▸ **Objective**
Omit images. Retype all entries verbatim.

▸ **Records for the exercise**
● ● ● ● ● ● ●
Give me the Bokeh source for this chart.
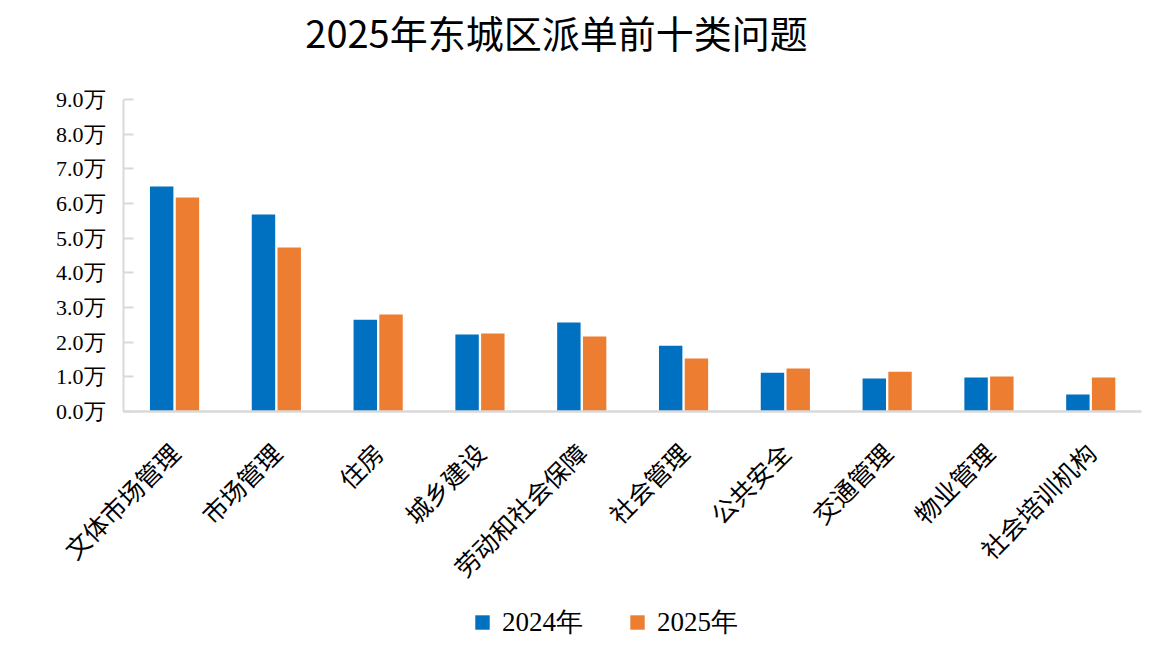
import math
from bokeh.plotting import figure
from bokeh.layouts import column
from bokeh.models import (ColumnDataSource, FactorRange, Range1d, FixedTicker,
                          PrintfTickFormatter, Legend, LegendItem, Label)
from bokeh.transform import dodge
from bokeh.embed import file_html
from bokeh.resources import INLINE

categories = ["文体市场管理", "市场管理", "住房", "城乡建设", "劳动和社会保障",
              "社会管理", "公共安全", "交通管理", "物业管理", "社会培训机构"]
values_2024 = [6.49, 5.68, 2.65, 2.22, 2.57, 1.90, 1.12, 0.95, 0.98, 0.49]
values_2025 = [6.17, 4.73, 2.80, 2.25, 2.16, 1.53, 1.24, 1.15, 1.01, 0.98]
series_names = ["2024年", "2025年"]
y_ticks = [0, 1, 2, 3, 4, 5, 6, 7, 8, 9]
title_text = "2025年东城区派单前十类问题"

BLUE = "#0070C0"
ORANGE = "#ED7D31"
AXIS = "#D9D9D9"

source = ColumnDataSource(dict(cat=categories, v2024=values_2024, v2025=values_2025))

# title strip
p0 = figure(width=1164, height=70, output_backend="svg", toolbar_location=None,
            x_axis_type=None, y_axis_type=None, min_border=0)
p0.outline_line_color = None
p0.xgrid.grid_line_color = None
p0.ygrid.grid_line_color = None
p0.add_layout(Label(x=433, y=39, x_units="screen", y_units="screen",
                    text=title_text, text_align="center", text_baseline="middle",
                    text_font="Noto Sans CJK SC", text_font_size="38px",
                    text_color="#000000"))

p = figure(width=1164, height=530, x_range=FactorRange(*categories, range_padding=0),
           y_range=Range1d(0, 9), output_backend="svg", toolbar_location=None,
           min_border_left=123, min_border_right=23, min_border_top=29,
           min_border_bottom=189)

p.vbar(x=dodge("cat", -0.125, range=p.x_range), top="v2024", width=0.23,
       source=source, fill_color=BLUE, line_color=None)
p.vbar(x=dodge("cat", 0.128, range=p.x_range), top="v2025", width=0.23,
       source=source, fill_color=ORANGE, line_color=None)

p.outline_line_color = None
p.xgrid.grid_line_color = None
p.ygrid.grid_line_color = None

# y axis
p.yaxis.ticker = FixedTicker(ticks=y_ticks)
p.yaxis.formatter = PrintfTickFormatter(format="%.1f万")
p.yaxis.axis_line_color = AXIS
p.yaxis.axis_line_width = 2
p.yaxis.major_tick_line_color = AXIS
p.yaxis.major_tick_line_width = 2
p.yaxis.major_tick_in = 10
p.yaxis.major_tick_out = 0
p.yaxis.minor_tick_line_color = None
p.yaxis.major_label_standoff = 18
p.yaxis.major_label_text_font = "Liberation Serif"
p.yaxis.major_label_text_font_size = "22px"
p.yaxis.major_label_text_color = "#000000"

# x axis
p.xaxis.axis_line_color = AXIS
p.xaxis.axis_line_width = 2.5
p.xaxis.major_tick_line_color = None
p.xaxis.major_tick_in = 0
p.xaxis.major_tick_out = 0
p.xaxis.minor_tick_line_color = None
p.xaxis.major_label_orientation = math.pi / 4
p.xaxis.major_label_standoff = 36
p.xaxis.major_label_text_font = "Noto Sans CJK SC"
p.xaxis.major_label_text_font_size = "25px"
p.xaxis.major_label_text_color = "#000000"

# legend strip (bars fall outside its visible y-range; only the legend shows)
p2 = figure(width=1164, height=40, output_backend="svg", toolbar_location=None,
            x_range=p.x_range, y_range=Range1d(100, 101),
            x_axis_type=None, y_axis_type=None, min_border=0)
p2.outline_line_color = None
p2.xgrid.grid_line_color = None
p2.ygrid.grid_line_color = None
g1 = p2.vbar(x="cat", top="v2024", width=0.2, source=source,
             fill_color=BLUE, line_color=None)
g2 = p2.vbar(x="cat", top="v2025", width=0.2, source=source,
             fill_color=ORANGE, line_color=None)

legend = Legend(items=[LegendItem(label=series_names[0], renderers=[g1]),
                       LegendItem(label=series_names[1], renderers=[g2])],
                location=(350, 0), orientation="horizontal")
legend.border_line_color = None
legend.background_fill_alpha = 0
legend.padding = 0
legend.margin = 0
legend.spacing = 45
legend.glyph_width = 18
legend.glyph_height = 18
legend.label_standoff = 11
legend.label_text_font = "Liberation Serif"
legend.label_text_font_size = "27px"
legend.label_text_color = "#000000"
p2.add_layout(legend, "center")

layout = column(p0, p, p2, spacing=0)
open("out.html", "w").write(file_html(layout, INLINE))
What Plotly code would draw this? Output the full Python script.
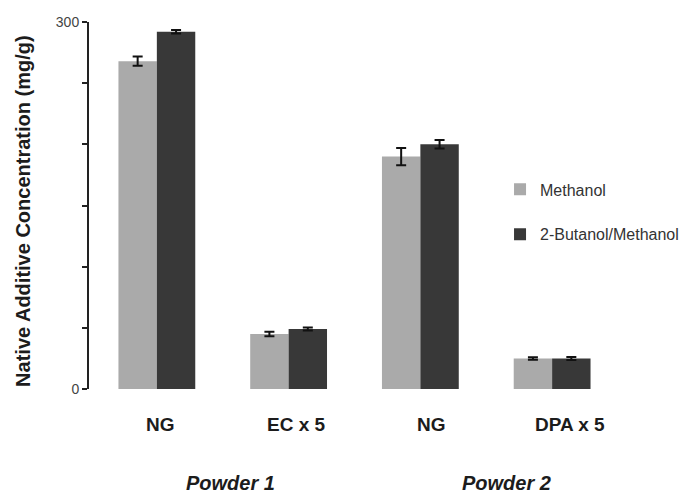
● ● ● ● ● ● ●
▸ **Task answer**
Give me the Bokeh source for this chart.
import math
from bokeh.plotting import figure
from bokeh.layouts import column
from bokeh.models import (ColumnDataSource, FactorRange, Range1d, FixedTicker,
                          PrintfTickFormatter, Legend, LegendItem, Label)
from bokeh.transform import dodge
from bokeh.embed import file_html
from bokeh.resources import INLINE

categories = ["文体市场管理", "市场管理", "住房", "城乡建设", "劳动和社会保障",
              "社会管理", "公共安全", "交通管理", "物业管理", "社会培训机构"]
values_2024 = [6.49, 5.68, 2.65, 2.22, 2.57, 1.90, 1.12, 0.95, 0.98, 0.49]
values_2025 = [6.17, 4.73, 2.80, 2.25, 2.16, 1.53, 1.24, 1.15, 1.01, 0.98]
series_names = ["2024年", "2025年"]
y_ticks = [0, 1, 2, 3, 4, 5, 6, 7, 8, 9]
title_text = "2025年东城区派单前十类问题"

BLUE = "#0070C0"
ORANGE = "#ED7D31"
AXIS = "#D9D9D9"

source = ColumnDataSource(dict(cat=categories, v2024=values_2024, v2025=values_2025))

# title strip
p0 = figure(width=1164, height=70, output_backend="svg", toolbar_location=None,
            x_axis_type=None, y_axis_type=None, min_border=0)
p0.outline_line_color = None
p0.xgrid.grid_line_color = None
p0.ygrid.grid_line_color = None
p0.add_layout(Label(x=433, y=39, x_units="screen", y_units="screen",
                    text=title_text, text_align="center", text_baseline="middle",
                    text_font="Noto Sans CJK SC", text_font_size="38px",
                    text_color="#000000"))

p = figure(width=1164, height=530, x_range=FactorRange(*categories, range_padding=0),
           y_range=Range1d(0, 9), output_backend="svg", toolbar_location=None,
           min_border_left=123, min_border_right=23, min_border_top=29,
           min_border_bottom=189)

p.vbar(x=dodge("cat", -0.125, range=p.x_range), top="v2024", width=0.23,
       source=source, fill_color=BLUE, line_color=None)
p.vbar(x=dodge("cat", 0.128, range=p.x_range), top="v2025", width=0.23,
       source=source, fill_color=ORANGE, line_color=None)

p.outline_line_color = None
p.xgrid.grid_line_color = None
p.ygrid.grid_line_color = None

# y axis
p.yaxis.ticker = FixedTicker(ticks=y_ticks)
p.yaxis.formatter = PrintfTickFormatter(format="%.1f万")
p.yaxis.axis_line_color = AXIS
p.yaxis.axis_line_width = 2
p.yaxis.major_tick_line_color = AXIS
p.yaxis.major_tick_line_width = 2
p.yaxis.major_tick_in = 10
p.yaxis.major_tick_out = 0
p.yaxis.minor_tick_line_color = None
p.yaxis.major_label_standoff = 18
p.yaxis.major_label_text_font = "Liberation Serif"
p.yaxis.major_label_text_font_size = "22px"
p.yaxis.major_label_text_color = "#000000"

# x axis
p.xaxis.axis_line_color = AXIS
p.xaxis.axis_line_width = 2.5
p.xaxis.major_tick_line_color = None
p.xaxis.major_tick_in = 0
p.xaxis.major_tick_out = 0
p.xaxis.minor_tick_line_color = None
p.xaxis.major_label_orientation = math.pi / 4
p.xaxis.major_label_standoff = 36
p.xaxis.major_label_text_font = "Noto Sans CJK SC"
p.xaxis.major_label_text_font_size = "25px"
p.xaxis.major_label_text_color = "#000000"

# legend strip (bars fall outside its visible y-range; only the legend shows)
p2 = figure(width=1164, height=40, output_backend="svg", toolbar_location=None,
            x_range=p.x_range, y_range=Range1d(100, 101),
            x_axis_type=None, y_axis_type=None, min_border=0)
p2.outline_line_color = None
p2.xgrid.grid_line_color = None
p2.ygrid.grid_line_color = None
g1 = p2.vbar(x="cat", top="v2024", width=0.2, source=source,
             fill_color=BLUE, line_color=None)
g2 = p2.vbar(x="cat", top="v2025", width=0.2, source=source,
             fill_color=ORANGE, line_color=None)

legend = Legend(items=[LegendItem(label=series_names[0], renderers=[g1]),
                       LegendItem(label=series_names[1], renderers=[g2])],
                location=(350, 0), orientation="horizontal")
legend.border_line_color = None
legend.background_fill_alpha = 0
legend.padding = 0
legend.margin = 0
legend.spacing = 45
legend.glyph_width = 18
legend.glyph_height = 18
legend.label_standoff = 11
legend.label_text_font = "Liberation Serif"
legend.label_text_font_size = "27px"
legend.label_text_color = "#000000"
p2.add_layout(legend, "center")

layout = column(p0, p, p2, spacing=0)
open("out.html", "w").write(file_html(layout, INLINE))
What Plotly code would draw this? Output the full Python script.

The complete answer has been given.